Time Is the Cost of Power

Legendary items in D2R demand patience. Sometimes an unreasonable amount of it. You can play for weeks, even months, without seeing what you’re hunting. And that waiting isn’t softened by pity systems or guaranteed progress bars.
That design choice creates weight. When something finally drops, it represents not just luck, but time spent failing. Every run where nothing happened is baked into that moment. Old legends work the same way. The artifact matters because of how long it took to reach it.

The Game Refuses to Explain the Magic

When a legendary item drops, there’s no fanfare. No cinematic. No voice telling you how special it is. The name appears. The color changes. That’s all.
Everything else comes from where you were. Who were you with? Whether you almost missed it on the ground. The lack of explanation forces players to assign meaning themselves, and that meaning sticks harder than anything scripted.

Names That Sound Older Than the Game

Many legendary item names feel like they were pulled from folklore rather than a design spreadsheet.
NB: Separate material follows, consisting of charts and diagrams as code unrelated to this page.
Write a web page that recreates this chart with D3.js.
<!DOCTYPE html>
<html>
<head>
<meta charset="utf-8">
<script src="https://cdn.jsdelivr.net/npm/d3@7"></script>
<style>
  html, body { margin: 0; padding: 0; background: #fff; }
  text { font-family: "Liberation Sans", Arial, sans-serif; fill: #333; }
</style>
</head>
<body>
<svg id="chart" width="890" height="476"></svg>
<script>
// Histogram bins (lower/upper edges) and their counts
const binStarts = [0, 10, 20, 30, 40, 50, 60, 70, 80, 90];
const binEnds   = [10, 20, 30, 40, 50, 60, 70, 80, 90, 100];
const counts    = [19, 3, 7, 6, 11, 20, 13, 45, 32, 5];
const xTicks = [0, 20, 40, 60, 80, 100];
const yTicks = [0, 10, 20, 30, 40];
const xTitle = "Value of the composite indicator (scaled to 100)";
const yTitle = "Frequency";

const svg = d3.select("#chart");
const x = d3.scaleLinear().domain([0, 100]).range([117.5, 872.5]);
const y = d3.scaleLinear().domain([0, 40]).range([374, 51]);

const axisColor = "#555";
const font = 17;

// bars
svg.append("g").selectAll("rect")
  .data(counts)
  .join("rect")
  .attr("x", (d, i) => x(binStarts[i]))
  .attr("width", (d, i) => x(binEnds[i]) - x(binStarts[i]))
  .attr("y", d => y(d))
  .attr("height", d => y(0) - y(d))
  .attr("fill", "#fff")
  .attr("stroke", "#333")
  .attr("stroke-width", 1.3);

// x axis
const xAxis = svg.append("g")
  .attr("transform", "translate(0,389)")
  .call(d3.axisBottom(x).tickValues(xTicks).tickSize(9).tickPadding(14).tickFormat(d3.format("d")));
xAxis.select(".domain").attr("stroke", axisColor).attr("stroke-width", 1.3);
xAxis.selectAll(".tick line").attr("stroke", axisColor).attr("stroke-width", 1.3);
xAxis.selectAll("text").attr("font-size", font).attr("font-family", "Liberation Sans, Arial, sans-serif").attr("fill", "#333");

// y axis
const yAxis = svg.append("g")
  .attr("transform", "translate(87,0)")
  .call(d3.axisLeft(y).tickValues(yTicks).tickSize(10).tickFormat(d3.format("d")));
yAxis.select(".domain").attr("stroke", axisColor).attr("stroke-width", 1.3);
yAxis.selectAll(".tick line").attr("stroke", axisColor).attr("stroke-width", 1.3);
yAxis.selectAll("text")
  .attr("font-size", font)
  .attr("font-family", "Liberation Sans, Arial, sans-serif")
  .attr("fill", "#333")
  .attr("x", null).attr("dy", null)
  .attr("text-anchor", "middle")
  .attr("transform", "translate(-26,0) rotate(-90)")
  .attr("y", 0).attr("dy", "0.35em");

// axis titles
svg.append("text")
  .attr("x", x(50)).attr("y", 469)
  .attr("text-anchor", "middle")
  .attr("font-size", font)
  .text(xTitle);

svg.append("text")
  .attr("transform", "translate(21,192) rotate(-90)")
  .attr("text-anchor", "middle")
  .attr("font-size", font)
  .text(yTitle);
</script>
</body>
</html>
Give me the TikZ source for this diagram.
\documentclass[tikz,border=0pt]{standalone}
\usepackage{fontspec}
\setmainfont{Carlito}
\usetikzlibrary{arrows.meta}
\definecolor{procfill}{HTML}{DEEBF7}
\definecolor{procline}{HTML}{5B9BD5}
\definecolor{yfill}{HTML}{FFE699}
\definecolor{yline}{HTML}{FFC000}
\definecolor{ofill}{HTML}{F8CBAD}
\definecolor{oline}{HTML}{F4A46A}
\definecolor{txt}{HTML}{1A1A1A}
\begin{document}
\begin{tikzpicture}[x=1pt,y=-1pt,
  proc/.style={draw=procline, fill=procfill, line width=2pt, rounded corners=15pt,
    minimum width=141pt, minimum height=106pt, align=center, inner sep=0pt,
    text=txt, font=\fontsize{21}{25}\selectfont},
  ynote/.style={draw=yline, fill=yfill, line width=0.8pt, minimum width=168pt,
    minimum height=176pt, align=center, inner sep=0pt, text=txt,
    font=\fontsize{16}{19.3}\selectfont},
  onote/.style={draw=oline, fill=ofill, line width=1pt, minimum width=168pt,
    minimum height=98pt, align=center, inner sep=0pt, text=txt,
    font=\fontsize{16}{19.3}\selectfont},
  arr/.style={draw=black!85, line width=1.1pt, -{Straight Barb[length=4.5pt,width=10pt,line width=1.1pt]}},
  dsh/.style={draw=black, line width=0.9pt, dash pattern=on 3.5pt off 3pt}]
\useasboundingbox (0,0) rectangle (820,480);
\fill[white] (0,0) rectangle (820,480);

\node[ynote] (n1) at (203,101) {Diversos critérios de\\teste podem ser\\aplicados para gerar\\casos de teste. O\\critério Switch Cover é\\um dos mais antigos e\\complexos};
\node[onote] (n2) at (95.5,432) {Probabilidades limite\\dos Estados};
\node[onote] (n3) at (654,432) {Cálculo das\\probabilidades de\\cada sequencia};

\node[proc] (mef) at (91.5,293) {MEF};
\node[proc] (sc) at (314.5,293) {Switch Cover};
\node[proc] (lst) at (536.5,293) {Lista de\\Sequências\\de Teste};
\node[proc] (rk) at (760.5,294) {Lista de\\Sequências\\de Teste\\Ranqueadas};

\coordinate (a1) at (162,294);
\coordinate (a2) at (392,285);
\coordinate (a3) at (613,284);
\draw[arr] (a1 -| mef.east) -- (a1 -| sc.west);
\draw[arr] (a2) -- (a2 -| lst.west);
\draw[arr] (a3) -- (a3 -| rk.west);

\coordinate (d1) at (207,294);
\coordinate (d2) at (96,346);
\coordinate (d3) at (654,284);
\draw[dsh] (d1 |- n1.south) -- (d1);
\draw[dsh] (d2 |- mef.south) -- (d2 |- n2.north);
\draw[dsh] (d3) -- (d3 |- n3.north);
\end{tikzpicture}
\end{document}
They’re short. Stark. Often grim. They don’t describe effects. They suggest history.
Modern loot tends to explain itself in detail. D2R items don’t. They read less like instructions and more like inscriptions. That ambiguity invites imagination, which is precisely how old stories survive.

Power That Doesn’t Scale With You

Legendary items in D2R don’t grow as you level. They don’t politely stay relevant. They exist in a fixed state, and you have to adapt around them. That permanence changes how you think about gear. You don’t replace it casually. You build toward it. Like mythic artifacts, the item defines the hero, not the other way around.
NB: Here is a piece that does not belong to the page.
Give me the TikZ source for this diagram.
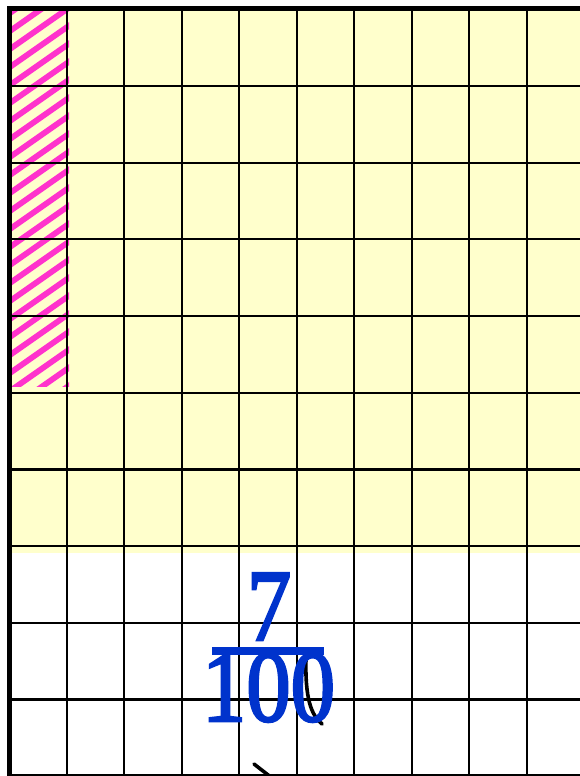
\documentclass[tikz,border=0pt]{standalone}
\usepackage{fontspec}
\newfontfamily\digitfont[FakeBold=2.6]{Liberation Serif}
\definecolor{cellyellow}{HTML}{FFFFCC}
\definecolor{hatchpink}{HTML}{FF33CC}
\definecolor{fracblue}{HTML}{0033CC}
\begin{document}
\begin{tikzpicture}[x=1pt,y=-1pt,
  thinline/.style={black,line width=2.2pt},
  digits/.style={text=fracblue,font=\digitfont\fontsize{102}{102}\selectfont,inner sep=0pt,anchor=base,xscale=0.87},
  blackstroke/.style={black,line width=3.6pt,line cap=round}]
\useasboundingbox (0,0) rectangle (580,776);
\fill[white] (0,0) rectangle (580,776);
% yellow region
\fill[cellyellow] (9,9) rectangle (580,553);
% hatched column
\begin{scope}
  \clip (12,10) rectangle (69,386);
  \foreach \i in {-8,...,28} {
    \draw[hatchpink,line width=5.8pt] (0,{2+18*\i}) -- (90,{2+18*\i-63});
  }
\end{scope}
% grid lines
\foreach \k in {1,...,9} {
  \draw[thinline] ({9.3+57.5*\k},8) -- ({9.3+57.5*\k},776);
}
\foreach \k in {1,...,9} {
  \draw[thinline] (9,{9.2+76.7*\k}) -- (580,{9.2+76.7*\k});
}
\draw[thinline] (9,775) -- (580,775);
\draw[black,line width=4.5pt] (7,8.5) -- (580,8.5);
\draw[black,line width=5.3pt] (9.3,6.5) -- (9.3,776);
% black strokes
\draw[blackstroke] (306,659) .. controls (305,698) and (311,715) .. (322,724);
\draw[blackstroke] (254,764) -- (272,778);
% fraction
\node[digits] (num) at (269,640) {7};
\coordinate (barL) at (212,651);
\coordinate (barR) at (324,651);
\draw[fracblue,line width=8pt] (barL) -- (barR);
\node[digits] (den) at (268.5,721) {100};
\end{tikzpicture}
\end{document}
Trading Turns Items Into Heirlooms

For years, legendary items moved through player communities like family relics. Trades weren’t anonymous. You remembered who had what, who you trusted. Who burned you?
Some items carried reputations tied to previous owners. That social memory added another layer of meaning. The item wasn’t just rare. It had a past.

Visual Restraint Leaves Room for Imagination

Legendary items in D2R aren’t loud. They don’t flood the screen with effects. They look familiar, sometimes almost ordinary, until you know what they are.
That restraint matters. Old stories don’t over-describe their artifacts. They leave space for the listener’s mind to fill in the details. D2R does the same thing visually.

Loss Is Part of the Myth

Some of the most potent memories around legendary items involve losing them. Hardcore deaths. Bad trades. Disconnects. Moments where the item existed briefly, then vanished.
Those losses turn items into stories even when they’re gone. You remember what you almost had. Old legends are full of lost relics for a reason. Absence creates myth as much as possession.

Friction Creates Meaning

D2R never smooths out all the rough edges. It stays slow. Opaque. Sometimes unfair. That friction is precisely what allows legendary items to feel significant.
If everything were easy, nothing would feel earned. If everything were explained, nothing would feel mysterious. Legendary items feel like artifacts from old stories because the game treats them that way.
They are rare. Imperfect. Quiet. And meaningful because of everything that surrounds them. You don’t remember the stat roll as much as the night it dropped.
That’s not nostalgia. That’s careful design, trusting players to turn moments into memories and loot into legend.